Chatter among the CHUD class is rising rapidly the closer we get to November 8th.
Polling, social media studies and a rise in threats suggest that a growing number of Americans are anticipating, or even welcoming, the possibility of sustained political violence, researchers studying extremism say. What was once the subject of serious discussion only on the political periphery has migrated closer to the mainstream.
But while that trend is clear, there is far less agreement among experts about what it means.
Some elements of the far right view it literally: a call for an organized battle for control of the government. Others envision something akin to a drawn-out insurgency, punctuated with eruptions of political violence, such as the attack on the F.B.I.’s Cincinnati field office in August. A third group describes the country as entering a “cold” civil war, manifested by intractable polarization and mistrust, rather than a “hot” war with conflict.
“The question is what does ‘civil war’ look like and what does it mean,” said Elizabeth Neumann, assistant secretary for counterterrorism at the Homeland Security Department under Mr. Trump. “I did not anticipate, nor did anyone else as far as I know, how rapidly the violence would escalate.”
Ms. Neumann now works for Moonshot, a private security company that tracks extremism online. Moonshot found a 51 percent increase in “civil war” references on the most active pages on 4Chan, the fringe online message board, in the week after Mr. Biden’s Sept. 1 speech.
But talk of political violence is not relegated to anonymous online forums.
At a Trump rally in Michigan on Saturday night, Representative Marjorie Taylor Greene, a Republican from Georgia, said that “Democrats want Republicans dead,” adding that “Joe Biden has declared every freedom-loving American an enemy of the state.” At a recent fund-raiser, Michael T. Flynn, who briefly served as Mr.

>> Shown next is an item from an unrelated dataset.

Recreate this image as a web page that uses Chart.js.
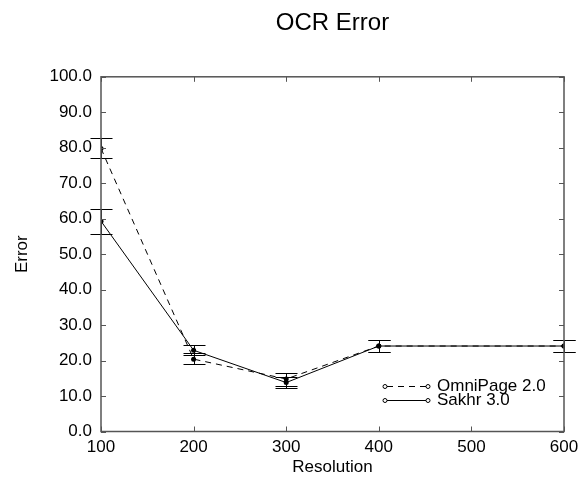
<!DOCTYPE html>
<html>
<head>
<meta charset="utf-8">
<script src="https://cdn.jsdelivr.net/npm/chart.js@4.4.1/dist/chart.umd.min.js"></script>
<style>
  html, body { margin: 0; padding: 0; background: #fff; }
  canvas { display: block; }
</style>
</head>
<body>
<canvas id="ocrChart" width="579" height="479"></canvas>
<script>
// values
const resolutions = [100, 200, 300, 400, 600];

const omniPage = [79.8, 20.4, 14.8, 24.1, 24.1];
const omniLow = [77.1, 19.1, 12.9, 22.3, 22.3];
const omniHigh = [82.7, 22.0, 16.5, 25.8, 25.8];

const sakhr = [59.3, 22.9, 13.8, 24.1, 24.1];
const sakhrLow = [55.8, 21.6, 12.3, 22.3, 22.3];
const sakhrHigh = [62.8, 24.5, 15.3, 25.8, 25.8];

const xTicks = [100, 200, 300, 400, 500, 600];
const FONT = 'Liberation Sans, Arial, sans-serif';

function points(ys) {
    return resolutions.map((x, i) => ({ x: x, y: ys[i] }));
}

const errorBars = {
    id: 'errorBars',
    afterDatasetsDraw(chart) {
        const ctx = chart.ctx;
        const xs = chart.scales.x, ys = chart.scales.y;
        const sets = [[omniLow, omniHigh], [sakhrLow, sakhrHigh]];
        ctx.save();
        ctx.strokeStyle = '#000';
        ctx.lineWidth = 1;
        sets.forEach(([lo, hi]) => {
            resolutions.forEach((r, i) => {
                const px = Math.round(xs.getPixelForValue(r)) + 0.5;
                const yl = Math.round(ys.getPixelForValue(lo[i])) + 0.5;
                const yh = Math.round(ys.getPixelForValue(hi[i])) + 0.5;
                ctx.beginPath();
                ctx.moveTo(px, yl); ctx.lineTo(px, yh);
                ctx.moveTo(px - 11, yl); ctx.lineTo(px + 11, yl);
                ctx.moveTo(px - 11, yh); ctx.lineTo(px + 11, yh);
                ctx.stroke();
            });
        });
        ctx.restore();
    },
    afterDraw(chart) {
        const ctx = chart.ctx;
        const a = chart.chartArea;
        const xs = chart.scales.x, ys = chart.scales.y;
        ctx.save();
        // frame
        ctx.strokeStyle = '#555';
        ctx.lineWidth = 1.5;
        ctx.strokeRect(a.left, a.top, a.right - a.left, a.bottom - a.top);
        // inward ticks
        ctx.lineWidth = 1;
        ctx.beginPath();
        xTicks.forEach(v => {
            const px = Math.round(xs.getPixelForValue(v)) + 0.5;
            ctx.moveTo(px, a.bottom); ctx.lineTo(px, a.bottom - 5);
            ctx.moveTo(px, a.top); ctx.lineTo(px, a.top + 5);
        });
        ys.ticks.forEach(t => {
            const py = Math.round(ys.getPixelForValue(t.value)) + 0.5;
            ctx.moveTo(a.left, py); ctx.lineTo(a.left + 5, py);
            ctx.moveTo(a.right, py); ctx.lineTo(a.right - 5, py);
        });
        ctx.stroke();

        // legend
        ctx.font = '17px ' + FONT;
        ctx.textBaseline = 'middle';
        ctx.fillStyle = '#000';
        chart.data.datasets.forEach((ds, i) => {
            const y = 386 + i * 14 + 0.5;
            ctx.strokeStyle = '#000';
            ctx.lineWidth = 1;
            ctx.setLineDash(ds.borderDash || []);
            ctx.beginPath();
            ctx.moveTo(387, y); ctx.lineTo(426, y);
            ctx.stroke();
            ctx.setLineDash([]);
            [385, 428].forEach(cx => {
                ctx.beginPath();
                ctx.arc(cx, y, 2, 0, Math.PI * 2);
                ctx.fillStyle = '#fff';
                ctx.fill();
                ctx.stroke();
            });
            ctx.fillStyle = '#000';
            ctx.fillText(ds.label, 437, y);
        });
        ctx.restore();
    }
};

new Chart(document.getElementById('ocrChart').getContext('2d'), {
    type: 'line',
    data: {
        datasets: [{
            label: 'OmniPage 2.0',
            data: points(omniPage),
            borderColor: '#000',
            borderWidth: 1,
            borderDash: [6, 5],
            pointRadius: 2.5,
            pointBackgroundColor: '#000',
            pointBorderWidth: 0,
            tension: 0
        }, {
            label: 'Sakhr 3.0',
            data: points(sakhr),
            borderColor: '#000',
            borderWidth: 1,
            pointRadius: 2.5,
            pointBackgroundColor: '#000',
            pointBorderWidth: 0,
            tension: 0
        }]
    },
    options: {
        responsive: false,
        animation: false,
        devicePixelRatio: 1,
        layout: { padding: { left: 0, right: 15, top: 0, bottom: 0 } },
        plugins: {
            legend: { display: false },
            tooltip: { enabled: false },
            title: {
                display: true,
                text: 'OCR Error',
                color: '#000',
                fullSize: false,
                font: { family: FONT, size: 24, weight: 'normal' },
                padding: { top: 9, bottom: 39 }
            }
        },
        scales: {
            x: {
                type: 'linear',
                min: 100,
                max: 600,
                afterFit: s => { s.height = 47.5; s.paddingLeft = 0; s.paddingRight = 0; },
                afterBuildTicks: s => { s.ticks = xTicks.map(v => ({ value: v })); },
                grid: { display: false, drawTicks: false },
                border: { display: false },
                ticks: {
                    color: '#000',
                    padding: 6,
                    maxRotation: 0,
                    font: { family: FONT, size: 17 },
                    callback: v => String(v)
                },
                title: {
                    display: true,
                    text: 'Resolution',
                    color: '#000',
                    font: { family: FONT, size: 17 },
                    padding: { top: 0, bottom: 1 }
                }
            },
            y: {
                min: 0,
                max: 100,
                afterFit: s => { s.width = 101; },
                grid: { display: false, drawTicks: false },
                border: { display: false },
                ticks: {
                    stepSize: 5,
                    color: '#000',
                    padding: 9,
                    font: { family: FONT, size: 17 },
                    callback: v => (v % 10 === 0 ? v.toFixed(1) : '')
                },
                title: {
                    display: true,
                    text: 'Error',
                    color: '#000',
                    font: { family: FONT, size: 17 },
                    padding: { top: 12, bottom: 0 }
                }
            }
        }
    },
    plugins: [errorBars]
});
</script>
</body>
</html>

Trump’s national security adviser, said that governors had the power to declare war and that “we’re probably going to see that.”
On Monday, federal prosecutors showed a jury in Washington an encrypted message that Stewart Rhodes, founder of the Oath Keepers armed extremist group, had sent his lieutenants two days after the 2020 presidential election: “We aren’t getting through this without a civil war.”
Experts say the steady patter of bellicose talk has helped normalize the expectation of political violence.
Eventually, I expect we'll be in a situation closer to the turn of the millennium, where we have attacks like the OKC bombing, Atlanta Park bombing, and the DC Sniper, only far more common and widespread. Democrats will be accused to election fraud, and they will be targeted for it.
It will get worse before the dawn, but the dawn will break. I have to believe that.